> Task prompt
Copy exactly the lines of the material below that run from the one containing "Reproduce this chart" through the one containing "import seaborn as sns". Copy no other lines.

> Record excerpts
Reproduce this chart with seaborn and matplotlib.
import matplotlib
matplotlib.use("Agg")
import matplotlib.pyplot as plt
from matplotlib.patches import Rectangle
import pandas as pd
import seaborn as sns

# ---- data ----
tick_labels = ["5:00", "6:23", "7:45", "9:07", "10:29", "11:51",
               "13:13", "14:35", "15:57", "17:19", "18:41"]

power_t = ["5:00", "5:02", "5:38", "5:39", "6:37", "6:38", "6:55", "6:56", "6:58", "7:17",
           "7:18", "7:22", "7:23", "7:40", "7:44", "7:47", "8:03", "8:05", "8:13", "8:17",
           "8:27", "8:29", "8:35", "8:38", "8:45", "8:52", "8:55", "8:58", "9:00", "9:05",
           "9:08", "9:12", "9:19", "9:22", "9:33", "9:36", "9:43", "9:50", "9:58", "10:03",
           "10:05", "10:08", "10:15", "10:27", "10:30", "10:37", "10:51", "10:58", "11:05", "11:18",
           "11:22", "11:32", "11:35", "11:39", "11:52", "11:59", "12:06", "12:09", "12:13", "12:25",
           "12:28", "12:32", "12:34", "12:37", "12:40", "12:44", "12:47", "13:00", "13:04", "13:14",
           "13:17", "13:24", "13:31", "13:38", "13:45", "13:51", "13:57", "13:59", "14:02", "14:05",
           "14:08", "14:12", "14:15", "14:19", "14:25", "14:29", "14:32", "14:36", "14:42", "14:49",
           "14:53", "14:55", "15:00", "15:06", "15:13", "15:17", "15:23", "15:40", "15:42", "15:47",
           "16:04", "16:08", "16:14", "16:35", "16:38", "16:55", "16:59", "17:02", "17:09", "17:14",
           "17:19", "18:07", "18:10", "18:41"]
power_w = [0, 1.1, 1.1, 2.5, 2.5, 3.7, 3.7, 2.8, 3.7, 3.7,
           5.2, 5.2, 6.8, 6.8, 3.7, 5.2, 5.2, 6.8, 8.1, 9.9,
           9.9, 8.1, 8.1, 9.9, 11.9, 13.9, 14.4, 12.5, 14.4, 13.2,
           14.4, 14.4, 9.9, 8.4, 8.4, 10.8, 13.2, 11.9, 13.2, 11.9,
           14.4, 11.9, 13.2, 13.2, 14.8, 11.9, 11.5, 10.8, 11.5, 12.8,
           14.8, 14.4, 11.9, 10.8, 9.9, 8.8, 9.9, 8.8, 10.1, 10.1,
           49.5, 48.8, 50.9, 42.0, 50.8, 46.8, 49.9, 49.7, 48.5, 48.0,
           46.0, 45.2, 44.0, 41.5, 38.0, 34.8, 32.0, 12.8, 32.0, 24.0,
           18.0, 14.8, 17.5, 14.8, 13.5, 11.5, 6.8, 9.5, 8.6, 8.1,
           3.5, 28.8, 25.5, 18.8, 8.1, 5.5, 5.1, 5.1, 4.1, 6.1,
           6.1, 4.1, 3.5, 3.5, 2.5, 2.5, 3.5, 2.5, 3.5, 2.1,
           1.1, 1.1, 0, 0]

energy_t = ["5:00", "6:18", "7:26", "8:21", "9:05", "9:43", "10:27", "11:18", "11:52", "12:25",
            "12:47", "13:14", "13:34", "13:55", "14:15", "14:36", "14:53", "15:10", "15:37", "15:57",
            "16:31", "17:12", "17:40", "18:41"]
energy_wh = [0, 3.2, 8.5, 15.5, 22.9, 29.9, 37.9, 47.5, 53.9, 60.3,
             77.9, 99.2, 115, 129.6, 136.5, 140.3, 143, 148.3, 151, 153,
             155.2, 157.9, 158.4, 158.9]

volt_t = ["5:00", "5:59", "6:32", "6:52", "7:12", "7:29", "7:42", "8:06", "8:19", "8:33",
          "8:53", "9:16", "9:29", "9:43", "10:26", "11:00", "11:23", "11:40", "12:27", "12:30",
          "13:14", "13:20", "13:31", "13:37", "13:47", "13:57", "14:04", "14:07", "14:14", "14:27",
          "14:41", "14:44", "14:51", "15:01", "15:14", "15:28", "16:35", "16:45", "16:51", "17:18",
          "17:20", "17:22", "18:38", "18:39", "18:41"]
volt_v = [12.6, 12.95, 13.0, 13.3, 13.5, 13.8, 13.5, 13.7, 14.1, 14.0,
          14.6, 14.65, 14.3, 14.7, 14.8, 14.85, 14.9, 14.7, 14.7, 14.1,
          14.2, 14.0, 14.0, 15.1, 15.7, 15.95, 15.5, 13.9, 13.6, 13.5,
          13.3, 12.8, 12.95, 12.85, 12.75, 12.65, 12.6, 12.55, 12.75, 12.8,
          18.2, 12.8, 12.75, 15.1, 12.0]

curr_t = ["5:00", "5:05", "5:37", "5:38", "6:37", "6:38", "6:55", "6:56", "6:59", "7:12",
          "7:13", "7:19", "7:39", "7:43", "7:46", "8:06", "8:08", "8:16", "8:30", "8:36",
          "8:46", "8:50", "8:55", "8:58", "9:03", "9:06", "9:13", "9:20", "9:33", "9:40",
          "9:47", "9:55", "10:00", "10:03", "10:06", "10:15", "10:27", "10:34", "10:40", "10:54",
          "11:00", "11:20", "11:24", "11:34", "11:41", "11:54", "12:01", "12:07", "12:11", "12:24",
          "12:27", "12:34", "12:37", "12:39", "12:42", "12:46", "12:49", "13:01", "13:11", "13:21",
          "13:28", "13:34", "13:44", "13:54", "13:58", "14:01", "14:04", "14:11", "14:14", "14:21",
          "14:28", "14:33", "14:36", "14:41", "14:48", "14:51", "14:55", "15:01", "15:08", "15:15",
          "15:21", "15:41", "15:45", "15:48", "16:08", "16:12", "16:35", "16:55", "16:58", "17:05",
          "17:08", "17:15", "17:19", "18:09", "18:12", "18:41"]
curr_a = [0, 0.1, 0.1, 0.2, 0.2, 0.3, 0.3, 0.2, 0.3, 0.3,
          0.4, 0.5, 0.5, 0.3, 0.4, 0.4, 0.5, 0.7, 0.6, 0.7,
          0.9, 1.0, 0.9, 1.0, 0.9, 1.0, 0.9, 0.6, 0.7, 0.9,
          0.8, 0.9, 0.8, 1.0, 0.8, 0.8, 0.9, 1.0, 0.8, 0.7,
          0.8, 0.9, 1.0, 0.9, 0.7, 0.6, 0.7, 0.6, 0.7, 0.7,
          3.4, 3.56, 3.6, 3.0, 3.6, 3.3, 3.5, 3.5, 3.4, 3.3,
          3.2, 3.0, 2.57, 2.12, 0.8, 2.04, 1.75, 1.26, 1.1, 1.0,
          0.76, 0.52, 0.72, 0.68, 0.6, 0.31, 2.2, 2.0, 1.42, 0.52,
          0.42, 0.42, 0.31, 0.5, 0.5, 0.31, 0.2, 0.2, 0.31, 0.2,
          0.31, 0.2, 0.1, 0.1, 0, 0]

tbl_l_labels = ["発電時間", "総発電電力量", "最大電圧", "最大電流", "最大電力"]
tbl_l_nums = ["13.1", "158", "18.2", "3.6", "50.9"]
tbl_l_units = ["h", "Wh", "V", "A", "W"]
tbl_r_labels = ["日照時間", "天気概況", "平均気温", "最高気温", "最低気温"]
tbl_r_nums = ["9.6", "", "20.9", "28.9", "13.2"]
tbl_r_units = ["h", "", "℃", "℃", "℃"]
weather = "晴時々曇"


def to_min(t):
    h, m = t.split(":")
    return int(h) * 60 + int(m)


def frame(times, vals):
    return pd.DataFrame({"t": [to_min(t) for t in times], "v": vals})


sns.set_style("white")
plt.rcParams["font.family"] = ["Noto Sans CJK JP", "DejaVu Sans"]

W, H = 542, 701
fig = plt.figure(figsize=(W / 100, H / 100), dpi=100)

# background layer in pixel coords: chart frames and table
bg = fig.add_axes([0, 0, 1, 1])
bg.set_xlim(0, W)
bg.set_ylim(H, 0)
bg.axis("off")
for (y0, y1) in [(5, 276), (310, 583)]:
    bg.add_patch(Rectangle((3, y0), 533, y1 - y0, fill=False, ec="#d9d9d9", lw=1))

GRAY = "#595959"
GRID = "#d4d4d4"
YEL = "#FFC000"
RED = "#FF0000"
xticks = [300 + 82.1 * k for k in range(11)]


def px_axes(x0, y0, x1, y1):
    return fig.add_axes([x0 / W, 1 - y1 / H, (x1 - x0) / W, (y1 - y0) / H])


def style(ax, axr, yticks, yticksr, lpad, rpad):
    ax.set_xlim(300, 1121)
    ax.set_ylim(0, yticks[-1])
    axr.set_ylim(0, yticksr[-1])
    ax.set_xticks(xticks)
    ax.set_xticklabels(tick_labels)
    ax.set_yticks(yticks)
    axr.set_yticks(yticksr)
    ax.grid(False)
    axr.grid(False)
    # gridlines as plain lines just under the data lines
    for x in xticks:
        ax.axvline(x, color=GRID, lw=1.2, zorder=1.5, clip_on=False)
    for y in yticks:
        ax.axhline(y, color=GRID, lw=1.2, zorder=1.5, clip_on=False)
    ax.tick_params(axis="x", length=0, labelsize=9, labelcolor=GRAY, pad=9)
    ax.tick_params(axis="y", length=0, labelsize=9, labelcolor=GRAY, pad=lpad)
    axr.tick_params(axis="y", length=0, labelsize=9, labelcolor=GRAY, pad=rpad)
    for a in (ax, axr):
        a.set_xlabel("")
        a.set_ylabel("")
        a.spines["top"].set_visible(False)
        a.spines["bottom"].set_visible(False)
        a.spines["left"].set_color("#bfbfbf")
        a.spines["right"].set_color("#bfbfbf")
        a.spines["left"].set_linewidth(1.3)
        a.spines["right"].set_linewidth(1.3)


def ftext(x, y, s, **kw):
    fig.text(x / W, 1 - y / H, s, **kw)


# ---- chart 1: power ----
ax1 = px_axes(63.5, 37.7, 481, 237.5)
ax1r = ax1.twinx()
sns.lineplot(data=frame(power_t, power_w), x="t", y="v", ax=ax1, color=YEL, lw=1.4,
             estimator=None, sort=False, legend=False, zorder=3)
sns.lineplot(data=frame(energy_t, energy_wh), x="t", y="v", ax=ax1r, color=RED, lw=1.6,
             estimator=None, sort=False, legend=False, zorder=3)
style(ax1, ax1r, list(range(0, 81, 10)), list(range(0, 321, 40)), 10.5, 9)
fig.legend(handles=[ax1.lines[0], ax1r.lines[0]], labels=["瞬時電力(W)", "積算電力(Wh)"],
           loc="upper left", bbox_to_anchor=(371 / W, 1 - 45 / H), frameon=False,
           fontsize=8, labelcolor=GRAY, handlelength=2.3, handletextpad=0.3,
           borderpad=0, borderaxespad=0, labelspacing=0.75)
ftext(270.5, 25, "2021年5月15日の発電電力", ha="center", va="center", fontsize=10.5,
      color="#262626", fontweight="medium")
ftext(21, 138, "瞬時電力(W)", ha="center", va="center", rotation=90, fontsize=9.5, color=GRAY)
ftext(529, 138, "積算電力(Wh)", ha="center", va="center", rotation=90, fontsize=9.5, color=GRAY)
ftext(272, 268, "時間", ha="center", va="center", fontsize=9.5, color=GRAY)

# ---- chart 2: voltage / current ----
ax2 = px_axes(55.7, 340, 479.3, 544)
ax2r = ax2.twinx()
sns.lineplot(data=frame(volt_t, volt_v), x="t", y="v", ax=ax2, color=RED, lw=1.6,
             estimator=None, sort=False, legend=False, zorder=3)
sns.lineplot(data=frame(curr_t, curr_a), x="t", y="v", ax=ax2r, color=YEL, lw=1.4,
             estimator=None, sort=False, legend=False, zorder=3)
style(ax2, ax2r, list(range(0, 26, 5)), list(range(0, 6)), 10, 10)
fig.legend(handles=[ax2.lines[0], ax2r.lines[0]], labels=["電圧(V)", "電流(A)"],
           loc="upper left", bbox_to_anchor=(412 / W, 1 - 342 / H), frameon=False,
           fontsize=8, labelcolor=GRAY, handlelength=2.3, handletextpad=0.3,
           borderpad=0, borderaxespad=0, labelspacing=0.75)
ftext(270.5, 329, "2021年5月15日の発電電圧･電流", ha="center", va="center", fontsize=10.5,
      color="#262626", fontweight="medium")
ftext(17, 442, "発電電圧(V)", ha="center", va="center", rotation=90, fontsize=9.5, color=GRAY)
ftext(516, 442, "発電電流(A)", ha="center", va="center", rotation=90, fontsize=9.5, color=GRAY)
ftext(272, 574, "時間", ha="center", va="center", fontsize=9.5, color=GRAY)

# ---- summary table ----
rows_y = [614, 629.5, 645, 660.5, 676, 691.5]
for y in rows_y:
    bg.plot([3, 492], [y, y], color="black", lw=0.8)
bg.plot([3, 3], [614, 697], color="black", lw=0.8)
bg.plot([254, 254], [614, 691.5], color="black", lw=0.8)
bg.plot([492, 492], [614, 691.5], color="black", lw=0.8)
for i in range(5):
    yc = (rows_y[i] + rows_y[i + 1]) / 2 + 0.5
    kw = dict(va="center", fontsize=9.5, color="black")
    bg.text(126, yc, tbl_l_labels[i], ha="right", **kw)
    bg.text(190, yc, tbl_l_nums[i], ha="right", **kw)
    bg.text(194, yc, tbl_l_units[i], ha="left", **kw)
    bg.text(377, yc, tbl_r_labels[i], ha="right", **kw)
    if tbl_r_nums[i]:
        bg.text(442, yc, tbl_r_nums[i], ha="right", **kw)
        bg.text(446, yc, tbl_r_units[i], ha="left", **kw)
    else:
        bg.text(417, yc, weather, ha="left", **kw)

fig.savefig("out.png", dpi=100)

==

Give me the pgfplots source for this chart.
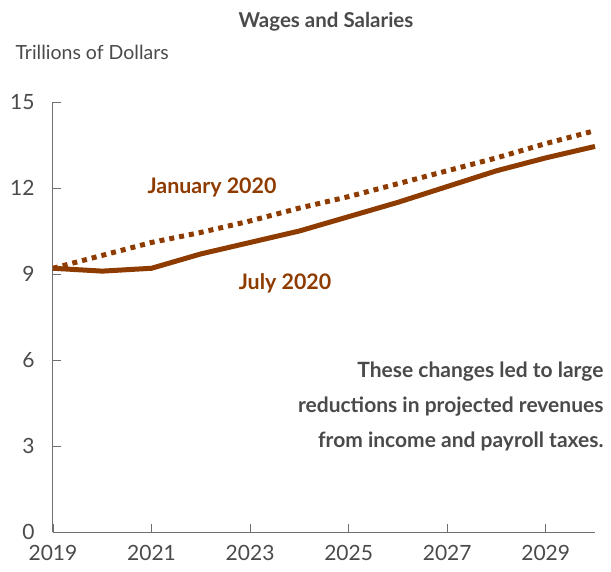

> The result
Reproduce this chart with seaborn and matplotlib.
import matplotlib
matplotlib.use("Agg")
import matplotlib.pyplot as plt
from matplotlib.patches import Rectangle
import pandas as pd
import seaborn as sns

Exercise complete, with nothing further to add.